Cette manœuvre misérable n’honore pas un homme dont on pouvait attendre une hauteur de vue et un sens de l’intérêt général desquels il s’est définitivement éloigné.

Au final, il a méprisé hier la délégation de cinéastes dont nous faisions partie et qui étaient les porte-parole d’une Europe fière de sa culture et de son identité et confiante dans sa capacité à soutenir sa création à l’ère numérique.

Il a méprisé le Parlement européen, la seule instance européenne démocratique élue, qui a adopté il y a 15 jours à une majorité écrasante une résolution demandant l’exclusion des services audiovisuels et cinématographiques du mandat de négociation. Nous y avons rencontré hier des femmes et des hommes formidables, des militants de la diversité culturelle qui sont indignés par cette bureaucratie bruxelloise sourde et aveugle.

Il méprise aussi l’avenir et l’insulte même. Nous sommes des européens convaincus. Mais, nous voulons une Europe qui prépare le futur, qui construit cette diversité culturelle numérique si nécessaire. Il n’y a pas de raison que les géants du Net, souvent américains et toujours experts en matière d’optimisation fiscale sur le territoire européen, s’exonèrent éternellement de toute obligation à l’égard de la création, de sa diffusion et de son financement. Rien ne justifie que l’Europe devienne un robinet pour écouler les seuls stocks d’œuvres américaines. Nous aimons évidemment le cinéma américain.

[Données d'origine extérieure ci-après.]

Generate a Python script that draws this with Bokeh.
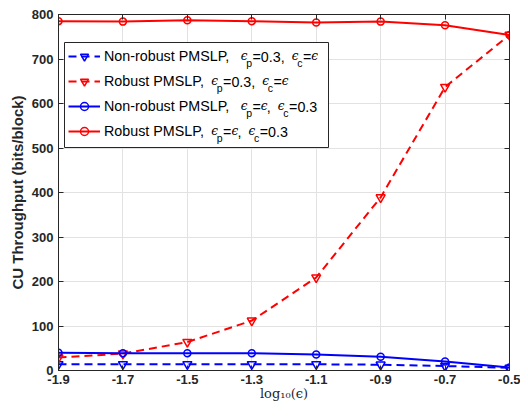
from bokeh.plotting import figure
from bokeh.models import (Range1d, FixedTicker, LinearAxis, Legend, LegendItem,
                          Label, BoxAnnotation)
from bokeh.embed import file_html
from bokeh.resources import INLINE

# ---------------- data ----------------
x_vals = [-1.9, -1.7, -1.5, -1.3, -1.1, -0.9, -0.7, -0.5]
x_tick_labels = ["-1.9", "-1.7", "-1.5", "-1.3", "-1.1", "-0.9", "-0.7", "-0.5"]
y_ticks = [0, 100, 200, 300, 400, 500, 600, 700, 800]

nonrobust_p03 = [14, 14, 14, 14, 14, 13, 10, 6]        # blue dashed, triangles
robust_p03 = [29, 38, 64, 112, 209, 389, 637, 754]     # red dashed, triangles
nonrobust_c03 = [40, 39, 39, 39, 36, 31, 20, 7]        # blue solid, circles
robust_c03 = [785, 784, 787, 785, 782, 784, 776, 754]  # red solid, circles

legend_names = ["Non-robust PMSLP,", "Robust PMSLP,", "Non-robust PMSLP,", "Robust PMSLP,"]
math_a = [("ϵ", "e"), ("p", "s"), ("=0.3,", "t"), (" ", "g"), ("ϵ", "e"), ("c", "s"), ("=", "t"), ("ϵ", "e")]
math_b = [("ϵ", "e"), ("p", "s"), ("=", "t"), ("ϵ", "e"), (",", "t"), (" ", "g"), ("ϵ", "e"), ("c", "s"), ("=0.3", "t")]
legend_math = [math_a, math_a, math_b, math_b]

x_label_text = "log₁₀(ϵ)"
y_label_text = "CU Throughput (bits/block)"

# ---------------- figure ----------------
AX = "#262626"
FRAME_BOTTOM = 370   # expected frame bottom (px from top of figure)
FRAME_LEFT = 58

p = figure(width=520, height=403, output_backend="svg", toolbar_location=None,
           x_range=Range1d(-1.9, -0.5), y_range=Range1d(0, 800),
           min_border_left=FRAME_LEFT, min_border_right=11, min_border_top=14,
           min_border_bottom=30,
           background_fill_color="white", border_fill_color="white")
p.outline_line_color = AX
p.outline_line_width = 1

xt = FixedTicker(ticks=x_vals)
yt = FixedTicker(ticks=y_ticks)
p.xaxis.ticker = xt
p.yaxis.ticker = yt
p.xaxis.major_label_overrides = {v: s for v, s in zip(x_vals, x_tick_labels)}
p.yaxis.major_label_overrides = {v: str(v) for v in y_ticks}
p.xgrid.ticker = xt
p.ygrid.ticker = yt
for g in (p.xgrid, p.ygrid):
    g.grid_line_color = "#e2e2e2"
    g.grid_line_width = 1

for ax in (p.xaxis, p.yaxis):
    ax.major_tick_in = 5
    ax.major_tick_out = 0
    ax.minor_tick_line_color = None
    ax.axis_line_color = AX
    ax.major_tick_line_color = AX
    ax.major_label_text_font = "Liberation Sans"
    ax.major_label_text_font_style = "bold"
    ax.major_label_text_font_size = "13px"
    ax.major_label_text_color = AX
p.xaxis.major_label_standoff = 4
p.yaxis.major_label_standoff = 5

p.xaxis.axis_label = x_label_text
p.xaxis.axis_label_text_font = "DejaVu Serif"
p.xaxis.axis_label_text_font_style = "normal"
p.xaxis.axis_label_text_font_size = "13px"
p.xaxis.axis_label_text_color = AX
p.xaxis.axis_label_standoff = -1

p.yaxis.axis_label = y_label_text
p.yaxis.axis_label_text_font = "Liberation Sans"
p.yaxis.axis_label_text_font_style = "bold"
p.yaxis.axis_label_text_font_size = "15px"
p.yaxis.axis_label_text_color = AX
p.yaxis.axis_label_standoff = 3

# mirrored tick-only axes (box on); their labels are not drawn
top_ax = LinearAxis(ticker=xt, major_label_text_font_size="1px", major_label_standoff=0,
                    major_label_text_color=None,
                    major_tick_in=5, major_tick_out=0, minor_tick_line_color=None,
                    axis_line_color=AX, major_tick_line_color=AX)
right_ax = LinearAxis(ticker=yt, major_label_text_font_size="1px", major_label_standoff=0,
                      major_label_text_color=None,
                      major_tick_in=5, major_tick_out=0, minor_tick_line_color=None,
                      axis_line_color=AX, major_tick_line_color=AX)
p.add_layout(top_ax, "above")
p.add_layout(right_ax, "right")

BLUE = "#0000ff"
RED = "#ff0000"
DASH = "8 5"

series = [
    (nonrobust_p03, BLUE, DASH, "inverted_triangle", 9),
    (robust_p03, RED, DASH, "inverted_triangle", 9),
    (nonrobust_c03, BLUE, "solid", "circle", 7),
    (robust_c03, RED, "solid", "circle", 7),
]
items = []
for (vals, col, dash, mk, sz), name in zip(series, legend_names):
    ln = p.line(x_vals, vals, line_color=col, line_width=2, line_dash=dash)
    sc = p.scatter(x_vals, vals, marker=mk, size=sz, line_color=col, line_width=1.5,
                   fill_alpha=0)
    items.append(LegendItem(label=name, renderers=[ln, sc]))

# ---------------- legend ----------------
LEG_LEFT, LEG_RIGHT, LEG_TOP, LEG_BOTTOM = 64, 328, 42, 147   # page px
PAD, ROW_H, SPACING = 4, 20, 5

def sy(page_y):
    return FRAME_BOTTOM - page_y

def sx(page_x):
    return page_x - FRAME_LEFT

box = BoxAnnotation(left=sx(LEG_LEFT), right=sx(LEG_RIGHT), bottom=sy(LEG_BOTTOM), top=sy(LEG_TOP),
                    left_units="screen", right_units="screen",
                    bottom_units="screen", top_units="screen",
                    fill_color="white", fill_alpha=1, line_color=AX, line_width=1,
                    line_alpha=1)
p.add_layout(box)

leg_h = 2 * PAD + 4 * ROW_H + 3 * SPACING
legend = Legend(items=items, location=(sx(LEG_LEFT), sy(LEG_TOP + leg_h)), padding=PAD,
                spacing=SPACING, margin=0,
                label_height=ROW_H, glyph_height=ROW_H, glyph_width=32, label_standoff=4,
                label_text_font="Liberation Sans", label_text_font_size="14.3px",
                label_text_color="black",
                border_line_alpha=0, background_fill_alpha=0)
p.add_layout(legend)

# Arial-metric widths (em) for the characters used
W = {'N': .722, 'o': .556, 'n': .556, '-': .333, 'r': .333, 'b': .556, 'u': .556, 's': .5,
     't': .278, ' ': .278, 'P': .667, 'M': .833, 'S': .667, 'L': .556, ',': .278,
     'R': .722, '=': .584, '0': .556, '.': .278, '3': .556, 'p': .556, 'c': .5}

def tw(s, size):
    return sum(W.get(ch, .55) for ch in s) * size

text_x0 = sx(LEG_LEFT) + PAD + 32 + 4
for i, (name, segs) in enumerate(zip(legend_names, legend_math)):
    yc = sy(LEG_TOP + PAD + ROW_H / 2 + (ROW_H + SPACING) * i)
    gap = 9 if name.startswith("Non") else 5
    cx = text_x0 + tw(name, 14.3) + gap
    for txt, kind in segs:
        if kind == "g":
            cx += 7
        elif kind == "e":
            p.add_layout(Label(x=cx, y=yc + 1, x_units="screen", y_units="screen", text=txt,
                               text_font="DejaVu Serif", text_font_style="italic",
                               text_font_size="12px", text_baseline="middle",
                               text_align="left", text_color="black"))
            cx += 6
        elif kind == "s":
            p.add_layout(Label(x=cx - 0.5, y=yc - 6, x_units="screen", y_units="screen", text=txt,
                               text_font="Liberation Sans", text_font_size="10.5px",
                               text_baseline="middle", text_align="left", text_color="black"))
            cx += tw(txt, 10.5)
        else:
            p.add_layout(Label(x=cx, y=yc, x_units="screen", y_units="screen", text=txt,
                               text_font="Liberation Sans", text_font_size="14.3px",
                               text_baseline="middle", text_align="left", text_color="black"))
            cx += tw(txt, 14.3)

open("out.html", "w").write(file_html(p, INLINE))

Il a produit des chefs d’œuvres inoubliables et continue à inventer, à émouvoir, à enrichir le cinéma mondial. Mais, nous voulons aussi que le cinéma européen, africain, asiatique continuent à s’épanouir.

M. Barroso n’en a cure. Alors, nous nous retournons aujourd’hui vers les Etats-Membres de l’Union qui auront la lourde responsabilité, le 14 juin, de dire si oui ou non cette Europe est encore capable de dignité et d’ambition.